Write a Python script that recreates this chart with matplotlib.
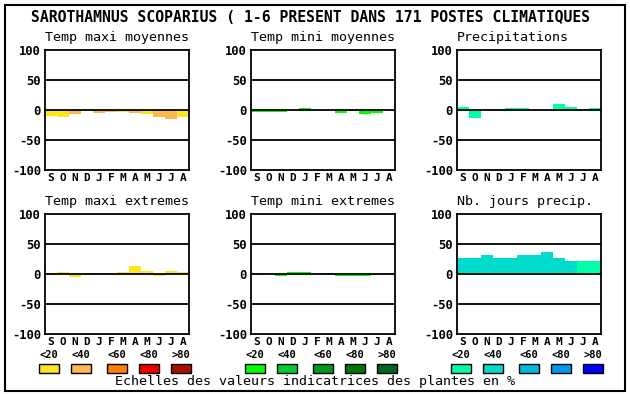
import matplotlib.pyplot as plt
from matplotlib.patches import Rectangle

months = ['S', 'O', 'N', 'D', 'J', 'F', 'M', 'A', 'M', 'J', 'J', 'A']

title = "SAROTHAMNUS SCOPARIUS ( 1-6 PRESENT DANS 171 POSTES CLIMATIQUES"

# colour scales (<20 <40 <60 <80 >80)
warm = ['#fce51c', '#ffb84f', '#ff7f00', '#ee0000', '#aa1100']
green = ['#00ff00', '#00cc33', '#009922', '#007700', '#006622']
blue = ['#00ffaa', '#00dccc', '#00bbdd', '#0099ee', '#0000ff']
scale_labels = ['<20', '<40', '<60', '<80', '>80']

tmax_moy = [-10, -12, -7, 0, -5, -3, -3, -5, -7, -12, -15, -12]
tmax_moy_cls = [0, 0, 1, 1, 1, 1, 0, 1, 0, 1, 1, 0]

tmin_moy = [-3, -3, -3, 0, 4, 0, 0, -5, 2, -7, -5, 0]
tmin_moy_cls = [0] * 12

precip = [5, -13, 0, 2, 3, 3, 0, 0, 10, 5, 2, 3]
precip_cls = [0] * 12

tmax_ext = [1, 3, -5, -2, -2, -2, 3, 13, 5, -3, 5, 3]
tmax_ext_cls = [0] * 12

tmin_ext = [2, 0, -4, 4, 4, 0, 2, -4, -4, -4, 0, -2]
tmin_ext_cls = [0] * 12

jours_precip = [27, 26, 31, 26, 27, 32, 31, 37, 27, 21, 22, 22]
jours_precip_cls = [1, 1, 1, 1, 1, 1, 1, 1, 1, 1, 0, 0]

panels = [
    ("Temp maxi moyennes", tmax_moy, tmax_moy_cls, warm, 45, 50),
    ("Temp mini moyennes", tmin_moy, tmin_moy_cls, green, 251, 50),
    ("Precipitations", precip, precip_cls, blue, 457, 50),
    ("Temp maxi extremes", tmax_ext, tmax_ext_cls, warm, 45, 214),
    ("Temp mini extremes", tmin_ext, tmin_ext_cls, green, 251, 214),
    ("Nb. jours precip.", jours_precip, jours_precip_cls, blue, 457, 214),
]

W, H = 630, 394
mono = 'DejaVu Sans Mono'

fig = plt.figure(figsize=(W / 100, H / 100), dpi=100)
fig.patches.append(Rectangle((4.5 / W, 1 - 390.5 / H), 620 / W, 386 / H,
                             transform=fig.transFigure, fill=False,
                             edgecolor='black', linewidth=1.5))

fig.text(31 / W, 1 - 18 / H, title, family=mono, fontweight='bold',
         fontsize=10.6, va='center', ha='left')

for name, vals, cls, pal, px, py in panels:
    ax = fig.add_axes([px / W, 1 - (py + 120) / H, 144 / W, 120 / H])
    ax.bar(range(12), vals, width=1.0, color=[pal[c] for c in cls],
           linewidth=0, zorder=2)
    for y in (50, 0, -50):
        ax.axhline(y, color='black', linewidth=1.3, zorder=3)
    ax.set_xlim(-0.5, 11.5)
    ax.set_ylim(-100, 100)
    ax.set_yticks([100, 50, 0, -50, -100])
    ax.set_yticklabels(['100', '50', '0', '-50', '-100'], family=mono,
                       fontweight='bold', fontsize=8.7)
    ax.set_xticks(range(12))
    ax.set_xticklabels(months, family=mono, fontweight='bold', fontsize=8)
    ax.tick_params(axis='y', length=0, pad=3)
    ax.tick_params(axis='x', length=0, pad=2)
    for s in ax.spines.values():
        s.set_linewidth(1.3)
    fig.text(px / W, 1 - (py - 12) / H, name, family=mono, fontsize=9.6,
             va='center', ha='left')

# legend scales
groups = [(warm, [39, 71, 107, 139, 171]),
          (green, [245, 277, 313, 345, 377]),
          (blue, [451, 483, 519, 551, 583])]
for pal, xs in groups:
    for col, lab, x in zip(pal, scale_labels, xs):
        fig.patches.append(Rectangle((x / W, 1 - 373 / H), 20 / W, 9 / H,
                                     transform=fig.transFigure,
                                     facecolor=col, edgecolor='black',
                                     linewidth=1))
        fig.text((x + 10) / W, 1 - 355 / H, lab, family=mono,
                 fontweight='bold', fontsize=7.5, ha='center', va='center')

fig.text(315 / W, 1 - 382 / H,
         "Echelles des valeurs indicatrices des plantes en %",
         family=mono, fontsize=9.6, ha='center', va='center')

fig.savefig('out.png', dpi=100)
• • • • •
- **GIVEN REQUEST**
Copy nothing but the lines from the top of the data down to the line containing "scale_labels = ['<20', '<40', '<60', '<80', '>80']", and leave the pictures out.

- **RIGHT ANSWER**
Write a Python script that recreates this chart with matplotlib.
import matplotlib.pyplot as plt
from matplotlib.patches import Rectangle

months = ['S', 'O', 'N', 'D', 'J', 'F', 'M', 'A', 'M', 'J', 'J', 'A']

title = "SAROTHAMNUS SCOPARIUS ( 1-6 PRESENT DANS 171 POSTES CLIMATIQUES"

# colour scales (<20 <40 <60 <80 >80)
warm = ['#fce51c', '#ffb84f', '#ff7f00', '#ee0000', '#aa1100']
green = ['#00ff00', '#00cc33', '#009922', '#007700', '#006622']
blue = ['#00ffaa', '#00dccc', '#00bbdd', '#0099ee', '#0000ff']
scale_labels = ['<20', '<40', '<60', '<80', '>80']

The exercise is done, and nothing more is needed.